▶ [SOURCE EXCERPT]
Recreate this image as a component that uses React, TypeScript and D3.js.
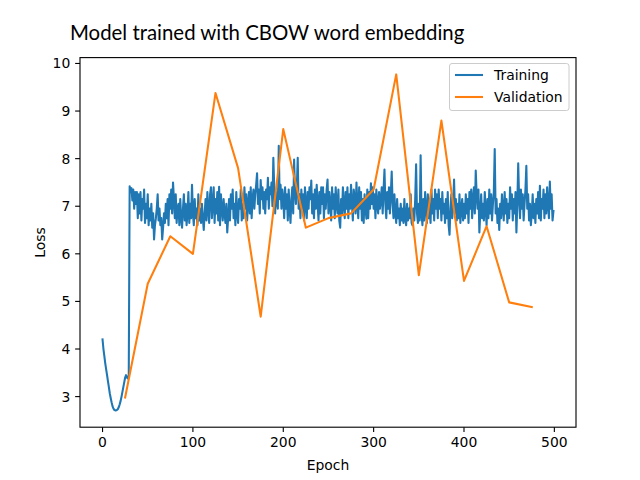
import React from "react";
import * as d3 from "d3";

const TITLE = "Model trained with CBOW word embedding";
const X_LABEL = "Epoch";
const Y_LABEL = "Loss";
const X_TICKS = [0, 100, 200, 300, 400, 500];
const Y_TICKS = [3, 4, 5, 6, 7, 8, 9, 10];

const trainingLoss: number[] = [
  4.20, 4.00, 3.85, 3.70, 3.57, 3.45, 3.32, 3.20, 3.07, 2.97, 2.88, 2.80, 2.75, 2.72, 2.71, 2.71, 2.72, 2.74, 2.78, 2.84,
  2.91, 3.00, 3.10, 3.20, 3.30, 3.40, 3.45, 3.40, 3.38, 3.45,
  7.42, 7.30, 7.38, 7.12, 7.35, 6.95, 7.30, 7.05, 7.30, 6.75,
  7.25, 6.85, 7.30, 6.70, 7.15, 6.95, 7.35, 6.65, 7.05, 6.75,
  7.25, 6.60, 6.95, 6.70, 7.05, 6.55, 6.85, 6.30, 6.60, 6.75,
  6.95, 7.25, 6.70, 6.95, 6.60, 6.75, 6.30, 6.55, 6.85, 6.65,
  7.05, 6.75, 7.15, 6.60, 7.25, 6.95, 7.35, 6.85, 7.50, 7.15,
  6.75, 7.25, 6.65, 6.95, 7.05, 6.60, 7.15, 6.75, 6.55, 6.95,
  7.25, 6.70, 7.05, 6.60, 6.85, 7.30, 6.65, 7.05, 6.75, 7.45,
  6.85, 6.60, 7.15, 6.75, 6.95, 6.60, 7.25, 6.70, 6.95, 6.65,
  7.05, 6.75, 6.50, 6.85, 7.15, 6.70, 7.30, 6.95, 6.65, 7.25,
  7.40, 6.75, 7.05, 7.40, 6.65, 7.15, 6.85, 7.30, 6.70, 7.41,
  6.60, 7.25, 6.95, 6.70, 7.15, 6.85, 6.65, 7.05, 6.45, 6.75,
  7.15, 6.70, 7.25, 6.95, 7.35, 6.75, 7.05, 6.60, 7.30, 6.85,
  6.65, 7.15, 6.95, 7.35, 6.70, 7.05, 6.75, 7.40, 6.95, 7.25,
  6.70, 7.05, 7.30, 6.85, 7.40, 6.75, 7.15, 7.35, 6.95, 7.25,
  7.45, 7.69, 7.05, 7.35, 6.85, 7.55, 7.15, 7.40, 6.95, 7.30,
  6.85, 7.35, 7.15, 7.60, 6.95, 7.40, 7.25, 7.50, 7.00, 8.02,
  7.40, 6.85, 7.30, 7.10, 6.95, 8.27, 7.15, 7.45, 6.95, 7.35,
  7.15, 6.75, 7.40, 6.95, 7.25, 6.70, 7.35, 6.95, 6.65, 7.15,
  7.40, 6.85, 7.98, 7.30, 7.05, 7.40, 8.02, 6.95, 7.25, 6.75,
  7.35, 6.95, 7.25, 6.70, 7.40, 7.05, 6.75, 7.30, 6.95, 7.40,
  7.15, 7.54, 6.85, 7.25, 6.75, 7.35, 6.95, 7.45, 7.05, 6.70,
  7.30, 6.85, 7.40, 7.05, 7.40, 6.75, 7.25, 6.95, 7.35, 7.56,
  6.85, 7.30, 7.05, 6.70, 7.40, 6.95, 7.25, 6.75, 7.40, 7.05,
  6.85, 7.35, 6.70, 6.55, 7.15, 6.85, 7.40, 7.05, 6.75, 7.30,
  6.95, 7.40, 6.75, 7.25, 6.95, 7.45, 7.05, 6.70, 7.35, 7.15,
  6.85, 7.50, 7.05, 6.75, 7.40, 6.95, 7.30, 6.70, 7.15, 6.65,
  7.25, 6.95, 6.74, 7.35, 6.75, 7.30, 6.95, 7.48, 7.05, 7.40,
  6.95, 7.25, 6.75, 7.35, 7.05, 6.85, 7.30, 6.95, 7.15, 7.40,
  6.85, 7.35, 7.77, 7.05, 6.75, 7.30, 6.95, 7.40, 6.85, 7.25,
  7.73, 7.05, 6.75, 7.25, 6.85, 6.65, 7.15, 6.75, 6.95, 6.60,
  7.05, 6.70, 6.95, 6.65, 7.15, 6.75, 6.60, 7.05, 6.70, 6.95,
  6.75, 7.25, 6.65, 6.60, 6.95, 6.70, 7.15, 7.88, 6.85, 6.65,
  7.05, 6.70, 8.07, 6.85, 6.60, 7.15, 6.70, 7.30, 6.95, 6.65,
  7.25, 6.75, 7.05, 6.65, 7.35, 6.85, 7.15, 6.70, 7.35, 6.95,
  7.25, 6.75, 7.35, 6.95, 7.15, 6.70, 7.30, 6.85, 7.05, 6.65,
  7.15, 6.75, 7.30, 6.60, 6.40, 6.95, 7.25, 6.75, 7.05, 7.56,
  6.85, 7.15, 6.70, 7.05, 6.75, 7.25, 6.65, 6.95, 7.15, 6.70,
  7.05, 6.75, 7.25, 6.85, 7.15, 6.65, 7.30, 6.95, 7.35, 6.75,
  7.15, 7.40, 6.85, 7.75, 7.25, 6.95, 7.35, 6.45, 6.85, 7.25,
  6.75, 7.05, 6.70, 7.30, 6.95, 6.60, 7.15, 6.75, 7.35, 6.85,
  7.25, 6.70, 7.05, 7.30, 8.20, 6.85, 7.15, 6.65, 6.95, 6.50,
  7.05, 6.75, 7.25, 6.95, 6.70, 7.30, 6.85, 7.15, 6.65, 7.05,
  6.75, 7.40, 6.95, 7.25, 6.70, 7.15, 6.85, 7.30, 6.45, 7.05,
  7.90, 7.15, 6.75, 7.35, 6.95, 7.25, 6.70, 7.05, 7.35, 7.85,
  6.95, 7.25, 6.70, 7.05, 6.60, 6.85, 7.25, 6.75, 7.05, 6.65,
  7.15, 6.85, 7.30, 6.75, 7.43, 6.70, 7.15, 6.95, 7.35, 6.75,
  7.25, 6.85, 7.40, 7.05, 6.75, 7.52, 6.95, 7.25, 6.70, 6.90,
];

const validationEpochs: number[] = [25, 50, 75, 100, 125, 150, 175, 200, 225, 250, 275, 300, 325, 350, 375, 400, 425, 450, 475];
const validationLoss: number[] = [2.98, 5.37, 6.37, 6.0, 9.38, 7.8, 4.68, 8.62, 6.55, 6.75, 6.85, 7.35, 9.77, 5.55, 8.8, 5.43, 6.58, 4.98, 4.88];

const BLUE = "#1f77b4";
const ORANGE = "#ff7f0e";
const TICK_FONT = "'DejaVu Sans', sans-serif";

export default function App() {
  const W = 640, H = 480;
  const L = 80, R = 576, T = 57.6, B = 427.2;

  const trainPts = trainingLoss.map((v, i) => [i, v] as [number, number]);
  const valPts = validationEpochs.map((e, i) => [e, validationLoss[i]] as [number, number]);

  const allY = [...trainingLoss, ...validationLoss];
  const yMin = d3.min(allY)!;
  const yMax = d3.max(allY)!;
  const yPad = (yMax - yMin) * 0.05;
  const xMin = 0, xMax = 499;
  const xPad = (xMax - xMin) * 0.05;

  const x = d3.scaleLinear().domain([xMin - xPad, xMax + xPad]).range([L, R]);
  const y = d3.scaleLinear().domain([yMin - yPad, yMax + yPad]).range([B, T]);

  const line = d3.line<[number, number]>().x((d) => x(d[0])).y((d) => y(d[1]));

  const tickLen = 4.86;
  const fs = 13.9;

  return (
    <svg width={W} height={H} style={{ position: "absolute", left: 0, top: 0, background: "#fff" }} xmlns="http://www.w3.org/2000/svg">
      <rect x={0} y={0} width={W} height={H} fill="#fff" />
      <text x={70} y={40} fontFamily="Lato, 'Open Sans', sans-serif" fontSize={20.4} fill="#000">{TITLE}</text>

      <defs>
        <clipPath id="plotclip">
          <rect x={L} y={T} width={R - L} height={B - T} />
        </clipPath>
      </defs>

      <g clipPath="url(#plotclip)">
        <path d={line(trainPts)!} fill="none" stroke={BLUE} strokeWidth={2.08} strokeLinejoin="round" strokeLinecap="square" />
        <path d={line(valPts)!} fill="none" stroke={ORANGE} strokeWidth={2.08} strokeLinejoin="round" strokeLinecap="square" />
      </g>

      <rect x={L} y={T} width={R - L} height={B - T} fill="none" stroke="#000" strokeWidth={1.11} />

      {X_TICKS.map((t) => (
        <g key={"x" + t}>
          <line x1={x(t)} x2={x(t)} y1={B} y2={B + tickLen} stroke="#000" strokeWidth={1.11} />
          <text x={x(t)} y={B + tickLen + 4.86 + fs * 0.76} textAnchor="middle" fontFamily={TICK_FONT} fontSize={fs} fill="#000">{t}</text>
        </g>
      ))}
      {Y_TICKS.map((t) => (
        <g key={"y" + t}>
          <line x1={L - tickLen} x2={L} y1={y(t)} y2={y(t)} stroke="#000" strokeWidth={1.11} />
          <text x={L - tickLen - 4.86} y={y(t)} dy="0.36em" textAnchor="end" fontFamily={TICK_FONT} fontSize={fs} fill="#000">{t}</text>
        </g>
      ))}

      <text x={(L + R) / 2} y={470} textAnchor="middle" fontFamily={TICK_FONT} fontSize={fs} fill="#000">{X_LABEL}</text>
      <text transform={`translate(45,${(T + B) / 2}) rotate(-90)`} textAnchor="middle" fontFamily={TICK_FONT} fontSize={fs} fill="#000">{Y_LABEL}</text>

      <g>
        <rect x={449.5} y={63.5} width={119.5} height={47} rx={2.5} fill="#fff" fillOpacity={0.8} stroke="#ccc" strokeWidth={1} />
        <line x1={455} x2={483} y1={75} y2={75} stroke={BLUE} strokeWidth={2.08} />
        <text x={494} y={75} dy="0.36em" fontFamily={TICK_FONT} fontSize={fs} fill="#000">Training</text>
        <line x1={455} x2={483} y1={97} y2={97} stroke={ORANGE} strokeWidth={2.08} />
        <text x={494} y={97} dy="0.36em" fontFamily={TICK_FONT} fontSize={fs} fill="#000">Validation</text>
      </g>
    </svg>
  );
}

▶ [WORK REQUIRED]
Begin at the first line of the data above and repeat each line exactly, stopping after the line containing "const Y_TICKS = [3, 4, 5, 6, 7, 8, 9, 10];". Omit the pictures.

▶ [ANSWER TO THIS TASK]
Recreate this image as a component that uses React, TypeScript and D3.js.
import React from "react";
import * as d3 from "d3";

const TITLE = "Model trained with CBOW word embedding";
const X_LABEL = "Epoch";
const Y_LABEL = "Loss";
const X_TICKS = [0, 100, 200, 300, 400, 500];
const Y_TICKS = [3, 4, 5, 6, 7, 8, 9, 10];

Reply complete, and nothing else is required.